Much of her anger against lawyers was poured into another novel, Helen Huddleson, which she left unfinished and which was published after her death. It has some claim to be her most remarkable work, in which the stylistic mannerisms attain perfection, and her conception of unalloyed villainy is embodied in her only evil male protagonist, Lord Raspberry. When asked why she called him that, she looked perplexed and said, ‘What else could I call him?’ There are plenty of female villains, however.
For a somewhat prudish Edwardian lady she could use shockingly explicit language. She was larger than life, and although her novels only gave expression to what she dreamed of as the good life, and its enemies, she herself lived in a largely fictitious world which she inhabited confidently and courageously. In 1933 another book of her verse appeared: Fumes of Formation. In these verses she seems calmer, with a more humorous, detached view of life: a pleasant and positive way to round off her oeuvre. She died in 1939.

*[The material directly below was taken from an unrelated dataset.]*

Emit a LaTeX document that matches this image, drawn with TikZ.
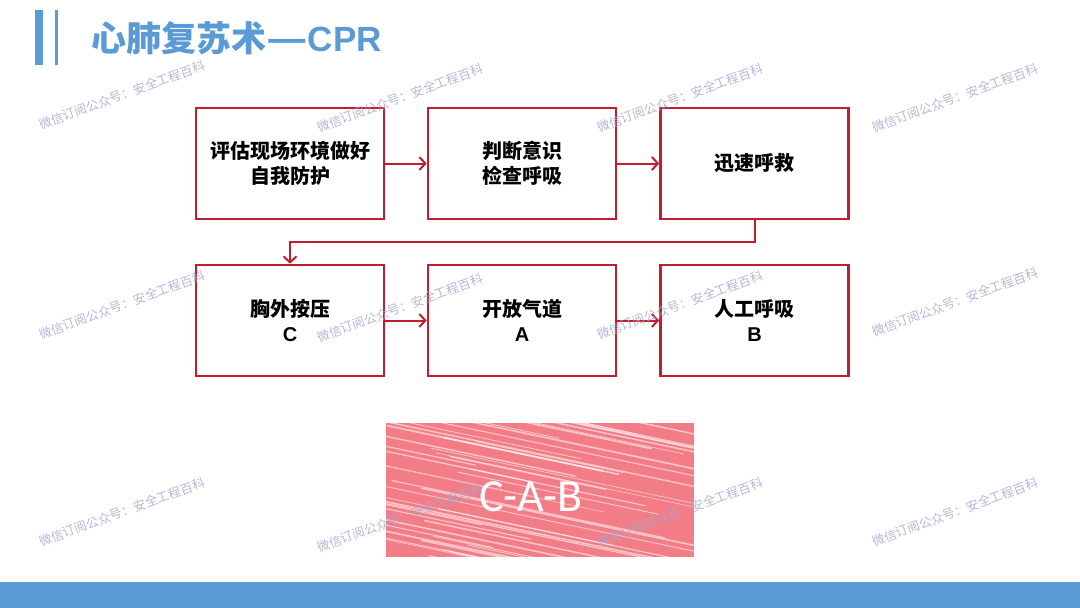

Her biography, O Rare Amanda! by Jack Loudan, was published in 1954, a second edition appearing in 1969. She was the subject of a celebration at the Belfast Literary Festival in 2006, so her fame has lived on, if feebly, into the twenty-first century. Let us hope her grandiose prophecy for herself is fulfilled in a glorious future. We should remember her, at least, as the Florence Foster Jenkins of the romantic novel.